The answer lies in recent linguistic research, which suggests that there was not a marauding Carib tribe from South America, but another migration of Arawak-speaking Indians.  The Caribs were a dominant presence for trading in South America, which is why these Arawak migrants would have been bilingual in Arawak and Carib.  Douglas Taylor believes that a full Carib language was not carried into the St. Vincent, Dominica, Guadeloupe, but rfather a reduced form of the Carib language called a ‘pidgin’ in linguistics.  He (Taylor) further believes that the Carib language was but mere fragments in the Caribbean, unable to build the most basic sentence without the help of the Arawak language.  The men – who were the traders with South America – kept the reduced language alive and taught it to their sons as they began to trade.  In time, as trade slowed down, the Carib element of the language began to deteriorate.  Taylor states that there are but a few remaining Carib words and only one affix.

 

In conclusion, the Kalípona language as spoken on St.
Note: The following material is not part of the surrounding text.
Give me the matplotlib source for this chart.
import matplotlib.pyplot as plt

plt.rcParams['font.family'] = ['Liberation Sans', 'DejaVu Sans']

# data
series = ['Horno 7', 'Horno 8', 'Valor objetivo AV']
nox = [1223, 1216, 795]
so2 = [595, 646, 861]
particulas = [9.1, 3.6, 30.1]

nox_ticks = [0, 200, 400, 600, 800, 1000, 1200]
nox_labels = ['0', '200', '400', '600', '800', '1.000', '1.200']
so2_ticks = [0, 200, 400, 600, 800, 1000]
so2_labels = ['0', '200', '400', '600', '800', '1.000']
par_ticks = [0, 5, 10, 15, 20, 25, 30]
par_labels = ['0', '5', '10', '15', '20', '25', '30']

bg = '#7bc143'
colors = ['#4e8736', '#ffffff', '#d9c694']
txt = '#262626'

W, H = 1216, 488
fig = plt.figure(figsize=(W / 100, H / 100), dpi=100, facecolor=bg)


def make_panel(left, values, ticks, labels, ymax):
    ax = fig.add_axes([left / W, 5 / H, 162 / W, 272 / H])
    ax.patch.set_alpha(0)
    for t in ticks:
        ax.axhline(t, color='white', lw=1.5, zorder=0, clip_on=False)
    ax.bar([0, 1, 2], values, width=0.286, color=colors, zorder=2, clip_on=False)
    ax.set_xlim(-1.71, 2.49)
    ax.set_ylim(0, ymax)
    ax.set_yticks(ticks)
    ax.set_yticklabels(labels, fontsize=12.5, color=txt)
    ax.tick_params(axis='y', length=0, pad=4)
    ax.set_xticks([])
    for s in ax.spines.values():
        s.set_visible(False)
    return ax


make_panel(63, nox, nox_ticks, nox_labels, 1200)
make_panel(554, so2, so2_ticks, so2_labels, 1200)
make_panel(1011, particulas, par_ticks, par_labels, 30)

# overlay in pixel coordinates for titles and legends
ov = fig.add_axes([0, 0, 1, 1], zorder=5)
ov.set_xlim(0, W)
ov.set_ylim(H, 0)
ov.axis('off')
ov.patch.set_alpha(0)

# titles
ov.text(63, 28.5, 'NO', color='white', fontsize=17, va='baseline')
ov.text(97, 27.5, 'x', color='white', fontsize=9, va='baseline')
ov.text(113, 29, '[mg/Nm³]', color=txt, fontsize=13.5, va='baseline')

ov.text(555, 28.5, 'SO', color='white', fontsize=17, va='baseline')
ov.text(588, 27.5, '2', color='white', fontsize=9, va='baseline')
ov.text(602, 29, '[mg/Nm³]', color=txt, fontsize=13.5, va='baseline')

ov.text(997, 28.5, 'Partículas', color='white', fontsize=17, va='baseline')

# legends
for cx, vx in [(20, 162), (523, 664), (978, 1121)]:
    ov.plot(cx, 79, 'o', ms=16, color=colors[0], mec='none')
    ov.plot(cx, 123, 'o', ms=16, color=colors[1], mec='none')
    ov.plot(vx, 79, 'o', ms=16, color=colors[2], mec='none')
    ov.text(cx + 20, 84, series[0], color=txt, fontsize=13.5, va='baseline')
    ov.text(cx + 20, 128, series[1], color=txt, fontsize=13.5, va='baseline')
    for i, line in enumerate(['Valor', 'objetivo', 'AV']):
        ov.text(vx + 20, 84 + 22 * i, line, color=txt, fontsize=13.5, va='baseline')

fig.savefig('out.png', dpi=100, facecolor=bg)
Vincent (proto-Garífuna) was indeed one Arawak language spoken by the men and the women, this language also had many Carib words and affixes (suffix, prefix, infix).  The men spoke a second “language”, when they were trading with South America; but this language was still the Arawak language with the use of even more Carib words and affixes. This pre-Garífuna language also had a handful of Spanish and a few hundred French words, as a result of early European contact.